■ AIM
Work out the number of lines in the records that include the word "this"; reply with that number alone.

■ Records from a dataset
────────────────────────────────────────
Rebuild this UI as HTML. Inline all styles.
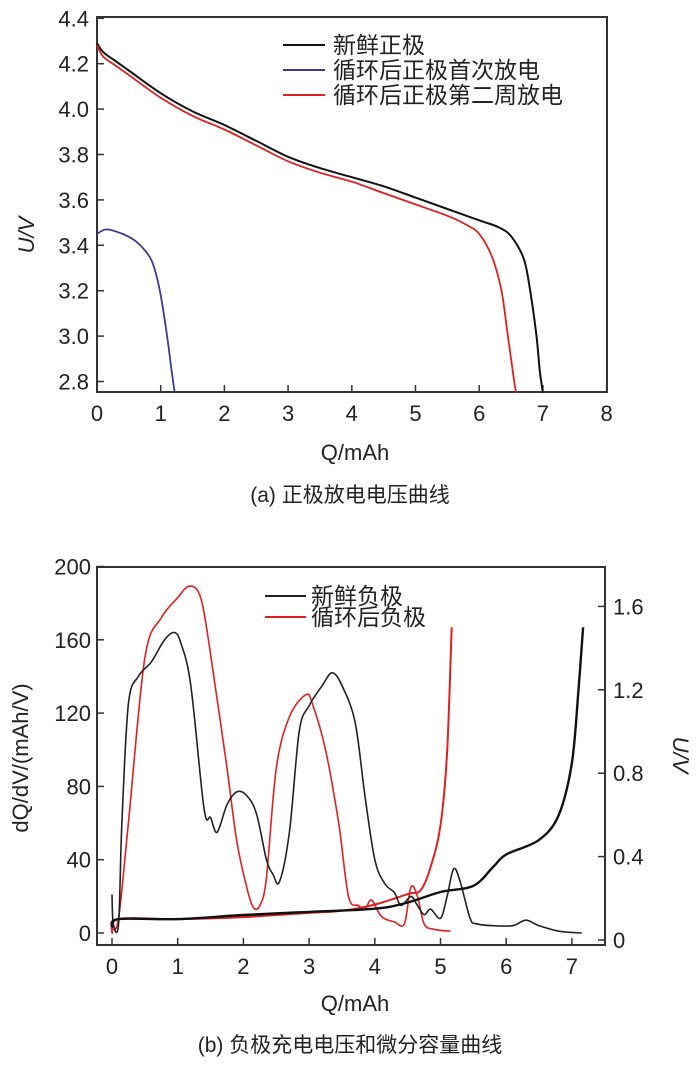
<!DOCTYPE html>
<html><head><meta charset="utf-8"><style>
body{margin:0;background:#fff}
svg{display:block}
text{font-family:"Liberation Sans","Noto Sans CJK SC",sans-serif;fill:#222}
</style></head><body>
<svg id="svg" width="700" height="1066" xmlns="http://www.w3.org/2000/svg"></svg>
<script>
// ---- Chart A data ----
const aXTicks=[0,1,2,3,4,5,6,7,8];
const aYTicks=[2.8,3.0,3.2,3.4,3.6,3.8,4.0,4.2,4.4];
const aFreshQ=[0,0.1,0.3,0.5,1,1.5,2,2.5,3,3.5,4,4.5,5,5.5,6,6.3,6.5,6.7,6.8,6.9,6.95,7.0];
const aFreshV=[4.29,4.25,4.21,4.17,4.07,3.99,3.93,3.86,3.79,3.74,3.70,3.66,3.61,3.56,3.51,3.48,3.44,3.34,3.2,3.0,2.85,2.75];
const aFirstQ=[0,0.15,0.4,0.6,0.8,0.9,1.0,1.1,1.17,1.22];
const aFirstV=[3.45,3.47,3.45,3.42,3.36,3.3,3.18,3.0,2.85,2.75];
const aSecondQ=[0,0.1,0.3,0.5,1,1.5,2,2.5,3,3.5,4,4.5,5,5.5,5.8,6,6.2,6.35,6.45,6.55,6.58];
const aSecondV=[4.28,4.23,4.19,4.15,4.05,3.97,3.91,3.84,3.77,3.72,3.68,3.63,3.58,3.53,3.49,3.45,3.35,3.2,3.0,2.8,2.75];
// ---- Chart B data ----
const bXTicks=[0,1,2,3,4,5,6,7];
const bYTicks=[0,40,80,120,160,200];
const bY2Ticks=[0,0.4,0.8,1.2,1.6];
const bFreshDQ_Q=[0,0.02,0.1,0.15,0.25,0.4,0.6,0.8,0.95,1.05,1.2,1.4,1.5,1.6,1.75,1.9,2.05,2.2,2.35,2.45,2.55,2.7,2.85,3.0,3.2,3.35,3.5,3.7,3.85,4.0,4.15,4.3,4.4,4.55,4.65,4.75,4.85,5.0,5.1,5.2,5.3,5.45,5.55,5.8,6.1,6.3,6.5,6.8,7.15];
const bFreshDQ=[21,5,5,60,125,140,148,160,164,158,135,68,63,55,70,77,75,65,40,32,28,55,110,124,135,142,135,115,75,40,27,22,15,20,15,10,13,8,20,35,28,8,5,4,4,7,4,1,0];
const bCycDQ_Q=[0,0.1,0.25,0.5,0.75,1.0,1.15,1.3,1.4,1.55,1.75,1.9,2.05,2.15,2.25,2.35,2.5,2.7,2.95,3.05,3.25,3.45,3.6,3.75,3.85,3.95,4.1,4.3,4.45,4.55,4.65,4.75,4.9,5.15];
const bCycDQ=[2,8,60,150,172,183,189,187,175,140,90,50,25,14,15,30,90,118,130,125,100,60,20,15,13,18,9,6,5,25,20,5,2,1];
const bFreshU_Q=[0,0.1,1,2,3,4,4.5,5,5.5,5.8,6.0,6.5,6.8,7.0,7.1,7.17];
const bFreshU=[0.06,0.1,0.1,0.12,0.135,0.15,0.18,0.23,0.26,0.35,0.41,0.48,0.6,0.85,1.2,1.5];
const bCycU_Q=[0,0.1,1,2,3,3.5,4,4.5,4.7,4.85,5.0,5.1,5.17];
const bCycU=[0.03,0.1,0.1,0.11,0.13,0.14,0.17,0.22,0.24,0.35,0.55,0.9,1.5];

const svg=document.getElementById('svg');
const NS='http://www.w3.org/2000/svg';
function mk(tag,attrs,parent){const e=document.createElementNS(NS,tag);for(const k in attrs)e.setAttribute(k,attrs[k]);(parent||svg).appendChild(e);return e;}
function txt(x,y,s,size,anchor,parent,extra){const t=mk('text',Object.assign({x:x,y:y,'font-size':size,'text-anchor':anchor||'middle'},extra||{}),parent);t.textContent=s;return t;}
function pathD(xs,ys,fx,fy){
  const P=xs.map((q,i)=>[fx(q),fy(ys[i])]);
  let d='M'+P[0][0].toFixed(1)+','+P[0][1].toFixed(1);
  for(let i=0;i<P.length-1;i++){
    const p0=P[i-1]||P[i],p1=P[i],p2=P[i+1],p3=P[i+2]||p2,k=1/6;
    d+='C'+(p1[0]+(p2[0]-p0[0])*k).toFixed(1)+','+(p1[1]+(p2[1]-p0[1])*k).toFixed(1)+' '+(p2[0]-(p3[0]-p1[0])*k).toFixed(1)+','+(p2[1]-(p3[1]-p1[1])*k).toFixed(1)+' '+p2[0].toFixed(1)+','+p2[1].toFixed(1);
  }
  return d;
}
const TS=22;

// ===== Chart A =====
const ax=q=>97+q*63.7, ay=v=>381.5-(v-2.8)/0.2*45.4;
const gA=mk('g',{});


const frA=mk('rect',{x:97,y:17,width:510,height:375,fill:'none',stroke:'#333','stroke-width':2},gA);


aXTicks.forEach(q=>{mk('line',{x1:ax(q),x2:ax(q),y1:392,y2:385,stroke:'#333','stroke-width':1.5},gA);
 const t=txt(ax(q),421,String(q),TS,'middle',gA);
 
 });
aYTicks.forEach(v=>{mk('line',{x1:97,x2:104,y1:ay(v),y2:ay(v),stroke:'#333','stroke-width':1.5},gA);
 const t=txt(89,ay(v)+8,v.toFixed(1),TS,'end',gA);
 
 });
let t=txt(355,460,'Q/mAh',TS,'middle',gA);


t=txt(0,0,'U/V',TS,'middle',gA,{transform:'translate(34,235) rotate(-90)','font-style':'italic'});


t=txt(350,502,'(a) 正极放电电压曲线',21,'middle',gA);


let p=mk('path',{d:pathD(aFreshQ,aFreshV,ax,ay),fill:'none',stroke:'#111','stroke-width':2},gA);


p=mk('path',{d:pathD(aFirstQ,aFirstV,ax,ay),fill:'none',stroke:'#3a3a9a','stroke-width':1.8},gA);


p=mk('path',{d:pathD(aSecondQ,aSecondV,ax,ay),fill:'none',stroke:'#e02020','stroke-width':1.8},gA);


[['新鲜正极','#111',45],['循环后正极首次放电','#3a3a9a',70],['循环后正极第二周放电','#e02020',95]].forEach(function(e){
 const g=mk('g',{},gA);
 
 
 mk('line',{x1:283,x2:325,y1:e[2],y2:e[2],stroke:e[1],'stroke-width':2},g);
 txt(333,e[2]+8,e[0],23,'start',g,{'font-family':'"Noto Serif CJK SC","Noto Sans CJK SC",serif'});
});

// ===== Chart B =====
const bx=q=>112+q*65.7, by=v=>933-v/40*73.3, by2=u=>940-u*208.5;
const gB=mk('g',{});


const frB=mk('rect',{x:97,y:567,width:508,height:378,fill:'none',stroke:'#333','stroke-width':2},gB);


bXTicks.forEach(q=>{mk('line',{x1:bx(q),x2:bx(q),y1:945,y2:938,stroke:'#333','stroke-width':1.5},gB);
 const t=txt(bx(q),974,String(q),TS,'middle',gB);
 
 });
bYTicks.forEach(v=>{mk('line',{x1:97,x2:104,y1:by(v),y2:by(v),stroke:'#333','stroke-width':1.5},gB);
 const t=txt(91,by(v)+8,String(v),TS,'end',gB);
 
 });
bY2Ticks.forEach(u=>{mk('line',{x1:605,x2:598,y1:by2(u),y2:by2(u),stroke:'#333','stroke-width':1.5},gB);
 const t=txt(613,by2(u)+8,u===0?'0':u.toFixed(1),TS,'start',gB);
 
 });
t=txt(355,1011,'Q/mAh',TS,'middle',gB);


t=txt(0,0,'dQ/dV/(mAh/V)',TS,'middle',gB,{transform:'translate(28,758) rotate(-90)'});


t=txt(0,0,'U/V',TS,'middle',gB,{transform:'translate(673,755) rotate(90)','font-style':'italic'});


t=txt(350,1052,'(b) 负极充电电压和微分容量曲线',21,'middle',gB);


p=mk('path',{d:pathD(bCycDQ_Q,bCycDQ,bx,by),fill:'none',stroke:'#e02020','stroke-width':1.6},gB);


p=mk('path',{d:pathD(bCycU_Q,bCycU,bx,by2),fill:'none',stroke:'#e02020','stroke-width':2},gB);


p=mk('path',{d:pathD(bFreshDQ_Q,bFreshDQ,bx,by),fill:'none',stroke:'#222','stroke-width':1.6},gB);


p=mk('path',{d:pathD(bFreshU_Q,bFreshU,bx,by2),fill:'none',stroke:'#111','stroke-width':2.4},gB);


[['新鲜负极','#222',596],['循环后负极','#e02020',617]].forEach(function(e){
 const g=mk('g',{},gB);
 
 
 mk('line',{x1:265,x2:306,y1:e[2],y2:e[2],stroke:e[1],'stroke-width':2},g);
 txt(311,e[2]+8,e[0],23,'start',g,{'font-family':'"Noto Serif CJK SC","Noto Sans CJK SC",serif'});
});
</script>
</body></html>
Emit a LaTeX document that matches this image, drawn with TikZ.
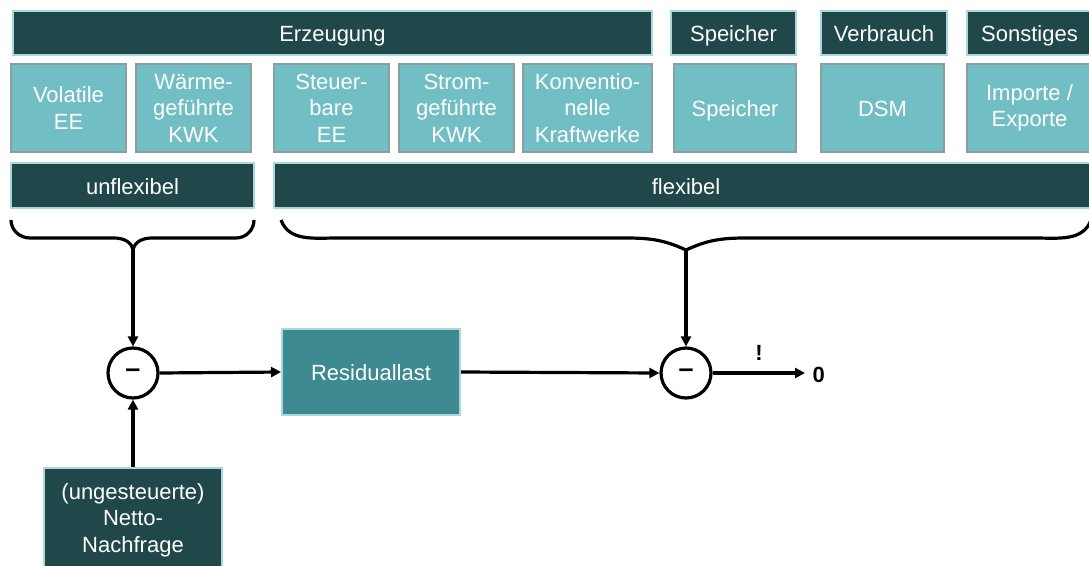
────────────────────────────────────────
■ THE RESPONSE
2